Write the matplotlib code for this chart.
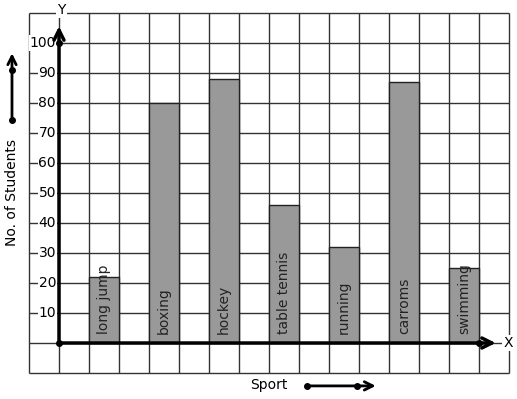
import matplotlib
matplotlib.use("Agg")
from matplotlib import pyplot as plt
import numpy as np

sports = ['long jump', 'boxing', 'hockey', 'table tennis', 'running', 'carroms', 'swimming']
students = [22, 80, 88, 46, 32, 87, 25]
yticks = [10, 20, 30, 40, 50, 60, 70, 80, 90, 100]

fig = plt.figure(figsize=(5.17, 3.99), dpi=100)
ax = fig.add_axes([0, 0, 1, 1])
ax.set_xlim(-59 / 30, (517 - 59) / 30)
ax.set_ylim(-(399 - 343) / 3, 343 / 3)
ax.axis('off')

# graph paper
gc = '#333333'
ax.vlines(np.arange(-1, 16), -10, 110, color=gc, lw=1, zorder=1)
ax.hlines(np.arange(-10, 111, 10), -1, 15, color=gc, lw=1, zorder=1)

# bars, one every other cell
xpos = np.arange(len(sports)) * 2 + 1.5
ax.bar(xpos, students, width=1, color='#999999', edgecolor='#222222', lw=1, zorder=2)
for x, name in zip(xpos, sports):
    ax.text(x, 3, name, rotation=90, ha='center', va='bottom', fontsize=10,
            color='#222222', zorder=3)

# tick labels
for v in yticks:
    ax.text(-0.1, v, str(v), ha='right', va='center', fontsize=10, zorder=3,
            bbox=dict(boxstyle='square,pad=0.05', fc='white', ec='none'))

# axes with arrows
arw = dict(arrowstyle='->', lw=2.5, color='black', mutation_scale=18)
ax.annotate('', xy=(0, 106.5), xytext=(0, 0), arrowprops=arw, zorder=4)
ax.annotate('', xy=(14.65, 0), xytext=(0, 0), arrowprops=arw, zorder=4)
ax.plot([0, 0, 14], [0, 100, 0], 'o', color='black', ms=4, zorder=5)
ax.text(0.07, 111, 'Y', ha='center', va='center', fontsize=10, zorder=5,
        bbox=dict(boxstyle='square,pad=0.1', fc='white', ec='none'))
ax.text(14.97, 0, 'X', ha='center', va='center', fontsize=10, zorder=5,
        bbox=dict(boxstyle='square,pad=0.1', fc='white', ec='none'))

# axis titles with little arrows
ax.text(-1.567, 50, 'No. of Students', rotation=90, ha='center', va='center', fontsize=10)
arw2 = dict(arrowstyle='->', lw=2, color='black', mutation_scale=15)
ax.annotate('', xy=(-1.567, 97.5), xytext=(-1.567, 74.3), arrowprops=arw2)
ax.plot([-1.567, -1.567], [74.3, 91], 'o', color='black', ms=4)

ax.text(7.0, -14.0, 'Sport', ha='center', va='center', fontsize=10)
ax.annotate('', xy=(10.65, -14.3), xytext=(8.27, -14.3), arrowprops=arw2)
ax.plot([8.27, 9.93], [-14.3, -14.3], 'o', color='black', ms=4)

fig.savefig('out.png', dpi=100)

* * *

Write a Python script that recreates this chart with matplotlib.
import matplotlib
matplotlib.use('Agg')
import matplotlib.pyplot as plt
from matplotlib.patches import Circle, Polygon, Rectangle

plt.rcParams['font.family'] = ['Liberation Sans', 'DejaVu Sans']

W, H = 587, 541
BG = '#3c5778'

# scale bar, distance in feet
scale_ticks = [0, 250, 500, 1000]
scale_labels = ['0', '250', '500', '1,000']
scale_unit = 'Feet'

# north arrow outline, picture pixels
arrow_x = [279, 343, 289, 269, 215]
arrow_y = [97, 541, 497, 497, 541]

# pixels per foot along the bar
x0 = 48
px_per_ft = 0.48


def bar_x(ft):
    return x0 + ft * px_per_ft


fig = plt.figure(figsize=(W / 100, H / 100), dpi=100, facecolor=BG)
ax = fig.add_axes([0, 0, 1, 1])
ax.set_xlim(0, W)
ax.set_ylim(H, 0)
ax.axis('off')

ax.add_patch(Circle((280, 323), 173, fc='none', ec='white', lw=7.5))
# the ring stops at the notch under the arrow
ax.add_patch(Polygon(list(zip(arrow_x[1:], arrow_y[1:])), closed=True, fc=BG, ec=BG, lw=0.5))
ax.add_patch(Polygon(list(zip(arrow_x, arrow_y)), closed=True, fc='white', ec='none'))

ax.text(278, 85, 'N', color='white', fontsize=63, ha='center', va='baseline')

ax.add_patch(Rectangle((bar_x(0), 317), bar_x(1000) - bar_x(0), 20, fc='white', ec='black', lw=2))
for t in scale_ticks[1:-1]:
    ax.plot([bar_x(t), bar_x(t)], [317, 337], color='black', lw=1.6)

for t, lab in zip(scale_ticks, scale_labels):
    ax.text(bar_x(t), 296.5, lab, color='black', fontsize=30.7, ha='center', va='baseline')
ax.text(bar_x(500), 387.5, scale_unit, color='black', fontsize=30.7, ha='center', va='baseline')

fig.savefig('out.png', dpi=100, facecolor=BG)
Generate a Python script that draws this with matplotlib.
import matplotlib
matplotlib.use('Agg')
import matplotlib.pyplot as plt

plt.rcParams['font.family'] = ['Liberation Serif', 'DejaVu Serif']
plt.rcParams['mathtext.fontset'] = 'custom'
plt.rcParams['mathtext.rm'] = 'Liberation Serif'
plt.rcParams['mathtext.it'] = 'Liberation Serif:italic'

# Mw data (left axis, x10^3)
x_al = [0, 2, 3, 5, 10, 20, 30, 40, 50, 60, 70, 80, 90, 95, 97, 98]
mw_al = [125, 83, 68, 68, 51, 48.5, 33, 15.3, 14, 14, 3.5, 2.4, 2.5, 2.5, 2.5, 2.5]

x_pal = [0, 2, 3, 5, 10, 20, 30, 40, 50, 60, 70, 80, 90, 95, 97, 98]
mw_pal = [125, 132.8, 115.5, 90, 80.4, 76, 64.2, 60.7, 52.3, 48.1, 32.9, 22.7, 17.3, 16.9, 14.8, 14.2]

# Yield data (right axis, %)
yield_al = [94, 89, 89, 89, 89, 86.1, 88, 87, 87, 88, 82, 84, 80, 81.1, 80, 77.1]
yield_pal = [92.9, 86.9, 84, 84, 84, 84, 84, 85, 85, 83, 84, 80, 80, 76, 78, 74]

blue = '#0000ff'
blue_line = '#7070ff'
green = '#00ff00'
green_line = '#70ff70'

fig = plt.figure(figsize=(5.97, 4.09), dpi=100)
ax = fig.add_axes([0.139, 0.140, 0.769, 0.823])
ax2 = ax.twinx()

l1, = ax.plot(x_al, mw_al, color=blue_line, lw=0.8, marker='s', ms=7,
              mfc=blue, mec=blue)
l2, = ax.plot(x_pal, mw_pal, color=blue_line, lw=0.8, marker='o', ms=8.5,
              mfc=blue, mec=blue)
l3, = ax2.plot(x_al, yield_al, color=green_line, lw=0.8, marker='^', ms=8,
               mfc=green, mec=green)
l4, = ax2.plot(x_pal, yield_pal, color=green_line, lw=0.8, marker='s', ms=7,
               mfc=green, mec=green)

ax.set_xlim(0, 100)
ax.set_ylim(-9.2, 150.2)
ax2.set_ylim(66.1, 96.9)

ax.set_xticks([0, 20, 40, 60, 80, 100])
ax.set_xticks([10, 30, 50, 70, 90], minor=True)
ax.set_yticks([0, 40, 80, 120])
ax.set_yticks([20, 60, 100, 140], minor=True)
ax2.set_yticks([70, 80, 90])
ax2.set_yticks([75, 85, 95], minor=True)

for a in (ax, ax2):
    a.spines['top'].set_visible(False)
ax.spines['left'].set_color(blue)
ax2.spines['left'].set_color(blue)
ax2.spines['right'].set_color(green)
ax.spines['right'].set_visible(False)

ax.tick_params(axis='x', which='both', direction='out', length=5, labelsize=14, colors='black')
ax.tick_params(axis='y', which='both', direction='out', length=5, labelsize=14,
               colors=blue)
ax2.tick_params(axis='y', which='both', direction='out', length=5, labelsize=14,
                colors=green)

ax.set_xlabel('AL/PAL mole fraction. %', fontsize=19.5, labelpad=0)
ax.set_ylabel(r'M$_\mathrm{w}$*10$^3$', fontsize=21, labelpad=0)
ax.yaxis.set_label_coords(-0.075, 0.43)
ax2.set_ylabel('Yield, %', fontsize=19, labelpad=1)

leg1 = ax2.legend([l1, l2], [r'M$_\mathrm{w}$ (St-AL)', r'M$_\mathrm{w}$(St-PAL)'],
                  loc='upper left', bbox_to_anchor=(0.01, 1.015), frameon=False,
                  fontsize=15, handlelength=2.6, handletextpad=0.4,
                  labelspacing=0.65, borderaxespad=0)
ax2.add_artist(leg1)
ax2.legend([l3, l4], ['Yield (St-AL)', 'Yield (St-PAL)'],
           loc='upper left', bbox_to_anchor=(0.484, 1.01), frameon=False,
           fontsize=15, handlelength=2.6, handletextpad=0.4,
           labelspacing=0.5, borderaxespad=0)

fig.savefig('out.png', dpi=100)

---

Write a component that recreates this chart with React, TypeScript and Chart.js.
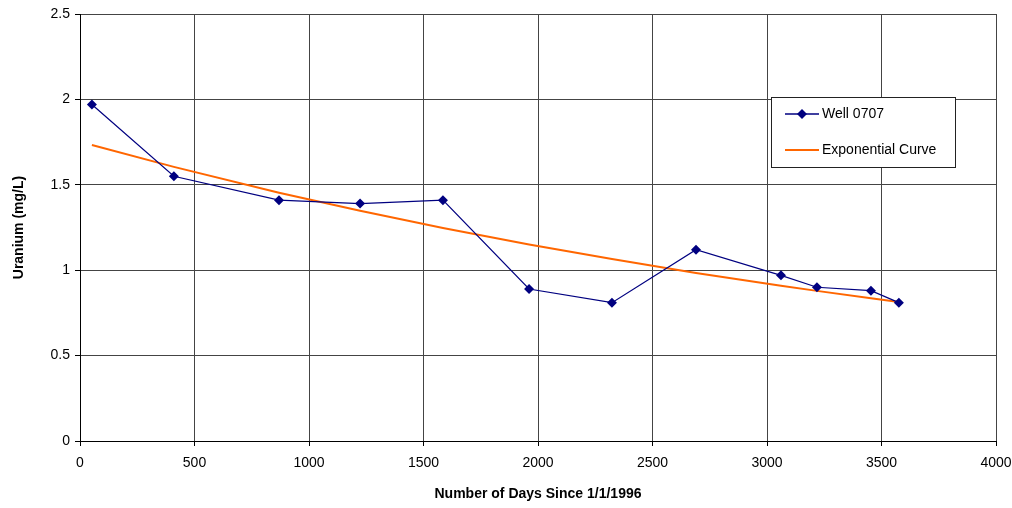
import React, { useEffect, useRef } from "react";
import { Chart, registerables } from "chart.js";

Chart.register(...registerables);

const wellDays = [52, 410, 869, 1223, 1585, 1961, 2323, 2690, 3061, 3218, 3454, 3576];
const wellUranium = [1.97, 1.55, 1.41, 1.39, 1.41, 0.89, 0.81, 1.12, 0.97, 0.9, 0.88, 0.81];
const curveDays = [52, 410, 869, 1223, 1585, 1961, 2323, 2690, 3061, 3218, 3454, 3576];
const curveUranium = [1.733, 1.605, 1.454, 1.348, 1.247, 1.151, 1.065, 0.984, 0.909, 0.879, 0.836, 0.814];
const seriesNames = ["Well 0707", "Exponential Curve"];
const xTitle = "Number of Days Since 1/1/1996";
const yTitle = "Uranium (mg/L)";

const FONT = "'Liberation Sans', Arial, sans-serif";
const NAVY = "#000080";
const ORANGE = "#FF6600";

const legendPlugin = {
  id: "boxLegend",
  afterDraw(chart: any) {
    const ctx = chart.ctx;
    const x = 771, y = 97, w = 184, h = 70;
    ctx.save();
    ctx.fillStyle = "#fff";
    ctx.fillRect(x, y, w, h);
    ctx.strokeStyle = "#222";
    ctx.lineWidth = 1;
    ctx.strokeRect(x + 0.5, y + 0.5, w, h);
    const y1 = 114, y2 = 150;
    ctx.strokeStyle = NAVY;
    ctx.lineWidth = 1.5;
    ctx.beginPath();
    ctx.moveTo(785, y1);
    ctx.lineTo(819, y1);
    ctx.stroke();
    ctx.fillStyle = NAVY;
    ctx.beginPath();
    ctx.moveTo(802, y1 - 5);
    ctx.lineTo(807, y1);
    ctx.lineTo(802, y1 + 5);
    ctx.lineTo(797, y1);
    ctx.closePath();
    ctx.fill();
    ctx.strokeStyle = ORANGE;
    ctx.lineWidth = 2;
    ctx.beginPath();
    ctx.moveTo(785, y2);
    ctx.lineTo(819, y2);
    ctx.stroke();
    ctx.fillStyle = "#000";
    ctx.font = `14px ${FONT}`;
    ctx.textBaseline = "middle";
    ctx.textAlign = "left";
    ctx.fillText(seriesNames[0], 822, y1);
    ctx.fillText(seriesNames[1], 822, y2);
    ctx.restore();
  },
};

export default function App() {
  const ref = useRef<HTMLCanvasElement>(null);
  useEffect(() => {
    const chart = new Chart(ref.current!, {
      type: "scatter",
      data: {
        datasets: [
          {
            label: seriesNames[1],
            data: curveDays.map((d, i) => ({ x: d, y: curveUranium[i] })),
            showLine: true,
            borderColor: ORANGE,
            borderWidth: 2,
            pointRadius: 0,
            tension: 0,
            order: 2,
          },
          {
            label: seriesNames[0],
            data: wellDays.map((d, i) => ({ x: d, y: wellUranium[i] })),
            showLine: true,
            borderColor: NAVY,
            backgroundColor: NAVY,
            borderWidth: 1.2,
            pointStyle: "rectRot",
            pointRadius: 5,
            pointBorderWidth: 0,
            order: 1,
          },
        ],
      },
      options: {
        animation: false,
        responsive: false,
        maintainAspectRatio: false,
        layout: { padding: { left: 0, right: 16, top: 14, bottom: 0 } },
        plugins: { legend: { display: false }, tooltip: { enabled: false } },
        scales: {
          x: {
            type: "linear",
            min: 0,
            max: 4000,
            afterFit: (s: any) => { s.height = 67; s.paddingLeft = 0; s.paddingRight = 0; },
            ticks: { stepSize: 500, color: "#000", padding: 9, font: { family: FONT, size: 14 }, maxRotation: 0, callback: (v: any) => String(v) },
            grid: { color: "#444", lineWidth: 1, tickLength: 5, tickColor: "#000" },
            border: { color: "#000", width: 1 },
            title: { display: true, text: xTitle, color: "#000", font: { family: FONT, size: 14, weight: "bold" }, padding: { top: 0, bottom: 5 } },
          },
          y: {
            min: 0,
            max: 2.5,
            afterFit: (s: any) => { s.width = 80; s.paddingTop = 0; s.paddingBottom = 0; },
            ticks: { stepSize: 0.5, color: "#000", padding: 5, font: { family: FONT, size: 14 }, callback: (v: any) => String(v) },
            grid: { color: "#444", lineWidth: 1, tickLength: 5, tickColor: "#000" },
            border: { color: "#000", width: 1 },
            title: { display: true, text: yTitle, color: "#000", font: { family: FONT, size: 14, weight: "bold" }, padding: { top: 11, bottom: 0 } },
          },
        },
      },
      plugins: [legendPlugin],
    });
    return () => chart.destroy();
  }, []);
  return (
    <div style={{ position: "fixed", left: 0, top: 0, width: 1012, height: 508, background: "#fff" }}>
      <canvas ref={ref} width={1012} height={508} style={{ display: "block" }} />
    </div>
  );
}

*SHORT PROBLEM*
Leave the pictures out and copy exactly the lines from the one with "Write a component" to the one with "Chart.register(...registerables);", both included.

*EXERCISE RESULT*
Write a component that recreates this chart with React, TypeScript and Chart.js.
import React, { useEffect, useRef } from "react";
import { Chart, registerables } from "chart.js";

Chart.register(...registerables);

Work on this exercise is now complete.